I never imagined we would be in the publishing business, but the magazine has become the most important and exciting thing we have ever done. We work with hundreds of scholars and writers every year and our community has been demanding fresh stories and information, so it was a very natural thing to start publishing the magazine to share more of that. The growth in our community because of the magazine has been astonishing. 30 percent of our sales the last five years are to new clients who have never purchased from the gallery previously. Now Modern is fundamental to that growth because it serves as an invitation to ask questions and learn more. It engages new readers and is approachable and interesting. The gallery’s partner, Alana Ricca, is responsible for the publication of the magazine and she has breathed new life into the magazine and business.
You were formerly the director of American painting at Christie’s. What’s the biggest difference between selling that kind of material at a gallery versus at auction?
I loved the time I spent at Christie’s and the several different roles I filled during those nine years. It was exciting and I learned a great deal. What we do at Schoelkopf Gallery today is so totally different from what we did at Christie’s in the 1990s. I really love the relationship and community building that we do at Schoelkopf Gallery. We have a broad and international following now and can nurture collections of significant impact over time. The transactional nature of the auction business and their private sales approach doesn’t work for me personally, and I really love the relationships and impact we have now at the gallery.
Your gallery represents the estates of John Marin and Manierre Dawson. What are some of the difficulties of working with estates over living artists? How do you manage to keep your shows fresh?
The move to Tribeca is one of about a half dozen significant announcements Schoelkopf Gallery will make in the fall of 2023. We will announce some very significant representations of artists, estates and foundations starting next month. Every estate or foundation is different. There is no one-size-fits-all approach in managing an artist or estate. The challenges vary and we must always take a different approach. The John Marin Estate concluded in 2022 with the passing of Norma Marin, and it has been an honor to help the family transition that estate to the John Marin Foundation. Marin is one of the greatest American artists of the 20th or 21st Centuries. Toward the end of his life in 1950, John Marin was thought by many to be the most important living artist in the United States and was celebrated at the Venice Biennale. Manierre Dawson, on the other hand, was a significant modernist artist about whom very little was known. With all the artists, estates and foundations we represent, we are guided by a sense of wonder and discovery that engages a new audience, and that is so much fun.
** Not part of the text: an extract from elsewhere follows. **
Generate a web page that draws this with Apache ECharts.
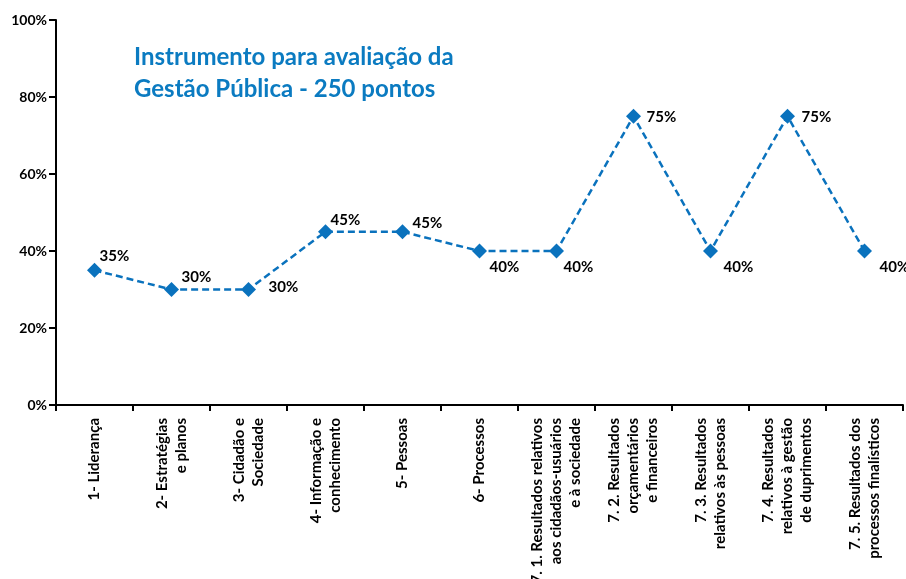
<!DOCTYPE html>
<html>
<head>
<meta charset="utf-8">
<script src="https://cdn.jsdelivr.net/npm/echarts@6/dist/echarts.min.js"></script>
<style>
  html, body { margin: 0; padding: 0; background: #fff; }
  #chart { width: 906px; height: 579px; }
</style>
</head>
<body>
<div id="chart"></div>
<script>
// categorias (criterios) e pontuacao
var categories = [
  "1- Liderança",
  "2- Estratégias\ne planos",
  "3- Cidadão e\nSociedade",
  "4- Informação e\nconhecimento",
  "5- Pessoas",
  "6- Processos",
  "7. 1. Resultados relativos\naos cidadãos-usuários\ne à sociedade",
  "7. 2. Resultados\norçamentários\ne financeiros",
  "7. 3. Resultados\nrelativos às pessoas",
  "7. 4. Resultados\nrelativos à gestão\nde duprimentos",
  "7. 5. Resultados dos\nprocessos finalísticos"
];
var values = [35, 30, 30, 45, 45, 40, 40, 75, 40, 75, 40];
var yTicks = [0, 20, 40, 60, 80, 100];
var titleText = "Instrumento para avaliação da\nGestão Pública - 250 pontos";

// deslocamento dos rotulos em relacao ao marcador [dx, dy]
var labelOffsets = [
  [5, -14], [10, -12], [20, -2], [5, -12], [10, -9], [10, 16],
  [7, 16], [13, 1], [13, 16], [14, 1], [15, 16]
];

var chart = echarts.init(document.getElementById("chart"));
var blue = "#0a72bd";
var half = 7.5;

var seriesData = values.map(function (v, i) {
  return {
    value: v,
    label: {
      position: [half + labelOffsets[i][0], half + labelOffsets[i][1]],
      align: "left",
      verticalAlign: "middle"
    }
  };
});

var option = {
  animation: false,
  textStyle: { fontFamily: "Lato" },
  title: {
    text: titleText,
    left: 134,
    top: 41,
    padding: 0,
    textStyle: {
      color: "#0b7bc1",
      fontFamily: "Lato",
      fontWeight: 700,
      fontSize: 24,
      lineHeight: 32
    }
  },
  grid: {
    left: 56,
    right: 3,
    top: 20,
    bottom: 174,
    containLabel: false,
    outerBoundsMode: "none"
  },
  xAxis: {
    type: "category",
    data: categories,
    boundaryGap: true,
    axisLine: { lineStyle: { color: "#000", width: 2 } },
    axisTick: { show: true, length: 6, lineStyle: { color: "#000", width: 2 }, alignWithLabel: false },
    axisLabel: {
      interval: 0,
      rotate: 90,
      margin: 13,
      color: "#000",
      fontFamily: "Lato",
      fontWeight: 700,
      fontSize: 15,
      lineHeight: 19
    },
    splitLine: { show: false }
  },
  yAxis: {
    type: "value",
    min: yTicks[0],
    max: yTicks[yTicks.length - 1],
    interval: 20,
    axisLine: { show: true, lineStyle: { color: "#000", width: 2 } },
    axisTick: { show: true, length: 7, lineStyle: { color: "#000", width: 2 } },
    axisLabel: {
      color: "#000",
      fontFamily: "Lato",
      fontWeight: 700,
      fontSize: 14,
      margin: 9,
      formatter: function (v) { return v + "%"; }
    },
    splitLine: { show: false }
  },
  series: [
    {
      type: "line",
      data: seriesData,
      symbol: "diamond",
      symbolSize: 15,
      itemStyle: { color: blue },
      lineStyle: { color: blue, width: 2.5, type: [7, 4] },
      label: {
        show: true,
        color: "#000",
        fontFamily: "Lato",
        fontWeight: 700,
        fontSize: 15,
        formatter: function (p) { return p.value + "%"; }
      }
    }
  ]
};

chart.setOption(option);
</script>
</body>
</html>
Now that you’ve closed the book on the UES, what was your favorite show you did in that space and why?
In 2019-2020, we presented “Marin and the Critics” which was the first of a series of exhibitions built on the contemporary critical response to the leading American Modernist artists. That show was connected to the Art Dealers Association of America Art Show and included nearly 100 works and was a near sellout. The series of exhibitions is our effort to root today’s readers in the contemporary response to an artist’s emergence earlier in the century and that approach is really engaging. We think of our engagement format as a “studio visit with the benefit of hindsight” to encourage our research and programming team to help the reader or viewer sit at the center of the contemporary response to modernism. Obviously, the response to Marin, O’Keeffe, Dove, Hartley and others was nothing like what we think of today. They were disruptors and innovators, and they struggled and fought like hell to make a name for themselves and a market for their art. This is largely forgotten today.